»»

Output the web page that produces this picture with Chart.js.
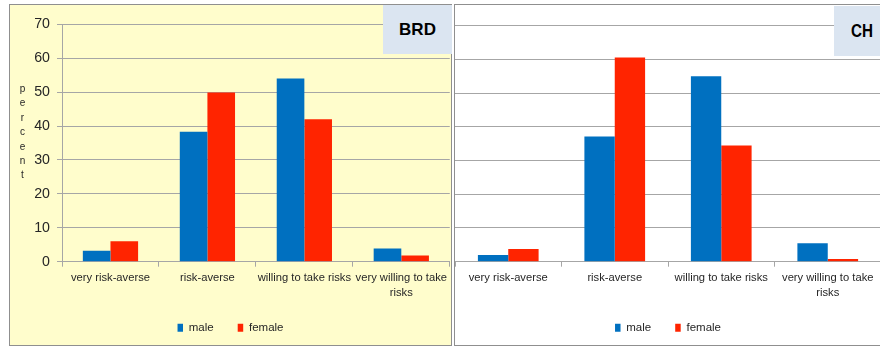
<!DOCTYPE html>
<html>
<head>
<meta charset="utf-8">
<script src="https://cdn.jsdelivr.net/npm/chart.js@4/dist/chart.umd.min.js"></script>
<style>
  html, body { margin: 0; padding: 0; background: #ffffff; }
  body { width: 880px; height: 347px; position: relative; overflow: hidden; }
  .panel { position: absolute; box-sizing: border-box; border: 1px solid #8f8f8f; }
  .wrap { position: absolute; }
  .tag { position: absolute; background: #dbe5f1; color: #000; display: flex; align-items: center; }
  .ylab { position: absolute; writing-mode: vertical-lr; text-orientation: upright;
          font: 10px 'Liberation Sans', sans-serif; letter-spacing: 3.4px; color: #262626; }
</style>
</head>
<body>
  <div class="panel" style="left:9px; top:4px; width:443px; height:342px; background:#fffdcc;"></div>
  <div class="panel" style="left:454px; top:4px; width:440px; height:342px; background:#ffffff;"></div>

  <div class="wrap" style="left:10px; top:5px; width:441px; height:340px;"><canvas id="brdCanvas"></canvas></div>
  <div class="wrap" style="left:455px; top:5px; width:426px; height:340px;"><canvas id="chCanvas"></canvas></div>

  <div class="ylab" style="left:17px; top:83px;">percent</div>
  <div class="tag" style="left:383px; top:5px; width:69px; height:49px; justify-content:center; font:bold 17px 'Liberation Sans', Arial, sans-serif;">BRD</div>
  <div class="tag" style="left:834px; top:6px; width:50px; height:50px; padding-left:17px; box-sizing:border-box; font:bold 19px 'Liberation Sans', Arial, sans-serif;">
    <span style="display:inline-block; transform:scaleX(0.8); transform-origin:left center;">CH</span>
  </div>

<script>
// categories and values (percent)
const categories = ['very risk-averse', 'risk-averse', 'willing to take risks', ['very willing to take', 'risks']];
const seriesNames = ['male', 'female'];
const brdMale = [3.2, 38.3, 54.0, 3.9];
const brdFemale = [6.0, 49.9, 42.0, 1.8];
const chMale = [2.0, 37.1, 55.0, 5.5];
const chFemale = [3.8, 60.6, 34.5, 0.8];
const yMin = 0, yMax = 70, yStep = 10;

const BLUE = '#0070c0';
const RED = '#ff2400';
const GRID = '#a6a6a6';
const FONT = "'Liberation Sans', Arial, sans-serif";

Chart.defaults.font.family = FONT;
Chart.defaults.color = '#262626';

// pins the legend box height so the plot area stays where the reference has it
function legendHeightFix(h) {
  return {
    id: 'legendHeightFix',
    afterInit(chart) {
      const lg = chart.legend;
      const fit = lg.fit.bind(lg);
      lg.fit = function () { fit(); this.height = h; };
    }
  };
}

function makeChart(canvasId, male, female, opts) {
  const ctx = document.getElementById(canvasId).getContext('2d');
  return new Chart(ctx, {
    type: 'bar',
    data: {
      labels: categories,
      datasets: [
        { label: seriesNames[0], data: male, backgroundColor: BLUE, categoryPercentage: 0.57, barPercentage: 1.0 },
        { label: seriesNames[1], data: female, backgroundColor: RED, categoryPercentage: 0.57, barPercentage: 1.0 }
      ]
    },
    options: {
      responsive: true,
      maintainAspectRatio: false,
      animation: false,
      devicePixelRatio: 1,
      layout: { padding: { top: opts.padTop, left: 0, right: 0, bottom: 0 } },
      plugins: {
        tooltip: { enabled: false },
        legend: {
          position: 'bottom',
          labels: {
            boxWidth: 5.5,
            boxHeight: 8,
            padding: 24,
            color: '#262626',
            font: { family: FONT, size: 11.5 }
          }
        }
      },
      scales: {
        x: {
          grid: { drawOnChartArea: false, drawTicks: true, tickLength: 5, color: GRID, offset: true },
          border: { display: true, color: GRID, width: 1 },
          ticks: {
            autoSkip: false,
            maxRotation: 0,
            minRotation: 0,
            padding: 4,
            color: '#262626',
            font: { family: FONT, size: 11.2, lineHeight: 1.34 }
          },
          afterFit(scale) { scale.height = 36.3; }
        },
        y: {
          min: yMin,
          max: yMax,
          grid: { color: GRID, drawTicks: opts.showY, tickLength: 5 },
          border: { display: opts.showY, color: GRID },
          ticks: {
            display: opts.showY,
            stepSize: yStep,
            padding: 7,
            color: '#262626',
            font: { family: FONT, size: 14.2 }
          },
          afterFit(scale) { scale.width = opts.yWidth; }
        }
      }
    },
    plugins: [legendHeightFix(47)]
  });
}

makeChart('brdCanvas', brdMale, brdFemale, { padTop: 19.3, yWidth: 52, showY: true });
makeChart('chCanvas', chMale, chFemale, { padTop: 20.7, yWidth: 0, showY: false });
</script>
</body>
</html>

««

Reproduce every line of the material precisely, omitting its pictures.

## [Reply to the task]
Output the web page that produces this picture with Chart.js.
<!DOCTYPE html>
<html>
<head>
<meta charset="utf-8">
<script src="https://cdn.jsdelivr.net/npm/chart.js@4/dist/chart.umd.min.js"></script>
<style>
  html, body { margin: 0; padding: 0; background: #ffffff; }
  body { width: 880px; height: 347px; position: relative; overflow: hidden; }
  .panel { position: absolute; box-sizing: border-box; border: 1px solid #8f8f8f; }
  .wrap { position: absolute; }
  .tag { position: absolute; background: #dbe5f1; color: #000; display: flex; align-items: center; }
  .ylab { position: absolute; writing-mode: vertical-lr; text-orientation: upright;
          font: 10px 'Liberation Sans', sans-serif; letter-spacing: 3.4px; color: #262626; }
</style>
</head>
<body>
  <div class="panel" style="left:9px; top:4px; width:443px; height:342px; background:#fffdcc;"></div>
  <div class="panel" style="left:454px; top:4px; width:440px; height:342px; background:#ffffff;"></div>

  <div class="wrap" style="left:10px; top:5px; width:441px; height:340px;"><canvas id="brdCanvas"></canvas></div>
  <div class="wrap" style="left:455px; top:5px; width:426px; height:340px;"><canvas id="chCanvas"></canvas></div>

  <div class="ylab" style="left:17px; top:83px;">percent</div>
  <div class="tag" style="left:383px; top:5px; width:69px; height:49px; justify-content:center; font:bold 17px 'Liberation Sans', Arial, sans-serif;">BRD</div>
  <div class="tag" style="left:834px; top:6px; width:50px; height:50px; padding-left:17px; box-sizing:border-box; font:bold 19px 'Liberation Sans', Arial, sans-serif;">
    <span style="display:inline-block; transform:scaleX(0.8); transform-origin:left center;">CH</span>
  </div>

<script>
// categories and values (percent)
const categories = ['very risk-averse', 'risk-averse', 'willing to take risks', ['very willing to take', 'risks']];
const seriesNames = ['male', 'female'];
const brdMale = [3.2, 38.3, 54.0, 3.9];
const brdFemale = [6.0, 49.9, 42.0, 1.8];
const chMale = [2.0, 37.1, 55.0, 5.5];
const chFemale = [3.8, 60.6, 34.5, 0.8];
const yMin = 0, yMax = 70, yStep = 10;

const BLUE = '#0070c0';
const RED = '#ff2400';
const GRID = '#a6a6a6';
const FONT = "'Liberation Sans', Arial, sans-serif";

Chart.defaults.font.family = FONT;
Chart.defaults.color = '#262626';

// pins the legend box height so the plot area stays where the reference has it
function legendHeightFix(h) {
  return {
    id: 'legendHeightFix',
    afterInit(chart) {
      const lg = chart.legend;
      const fit = lg.fit.bind(lg);
      lg.fit = function () { fit(); this.height = h; };
    }
  };
}

function makeChart(canvasId, male, female, opts) {
  const ctx = document.getElementById(canvasId).getContext('2d');
  return new Chart(ctx, {
    type: 'bar',
    data: {
      labels: categories,
      datasets: [
        { label: seriesNames[0], data: male, backgroundColor: BLUE, categoryPercentage: 0.57, barPercentage: 1.0 },
        { label: seriesNames[1], data: female, backgroundColor: RED, categoryPercentage: 0.57, barPercentage: 1.0 }
      ]
    },
    options: {
      responsive: true,
      maintainAspectRatio: false,
      animation: false,
      devicePixelRatio: 1,
      layout: { padding: { top: opts.padTop, left: 0, right: 0, bottom: 0 } },
      plugins: {
        tooltip: { enabled: false },
        legend: {
          position: 'bottom',
          labels: {
            boxWidth: 5.5,
            boxHeight: 8,
            padding: 24,
            color: '#262626',
            font: { family: FONT, size: 11.5 }
          }
        }
      },
      scales: {
        x: {
          grid: { drawOnChartArea: false, drawTicks: true, tickLength: 5, color: GRID, offset: true },
          border: { display: true, color: GRID, width: 1 },
          ticks: {
            autoSkip: false,
            maxRotation: 0,
            minRotation: 0,
            padding: 4,
            color: '#262626',
            font: { family: FONT, size: 11.2, lineHeight: 1.34 }
          },
          afterFit(scale) { scale.height = 36.3; }
        },
        y: {
          min: yMin,
          max: yMax,
          grid: { color: GRID, drawTicks: opts.showY, tickLength: 5 },
          border: { display: opts.showY, color: GRID },
          ticks: {
            display: opts.showY,
            stepSize: yStep,
            padding: 7,
            color: '#262626',
            font: { family: FONT, size: 14.2 }
          },
          afterFit(scale) { scale.width = opts.yWidth; }
        }
      }
    },
    plugins: [legendHeightFix(47)]
  });
}

makeChart('brdCanvas', brdMale, brdFemale, { padTop: 19.3, yWidth: 52, showY: true });
makeChart('chCanvas', chMale, chFemale, { padTop: 20.7, yWidth: 0, showY: false });
</script>
</body>
</html>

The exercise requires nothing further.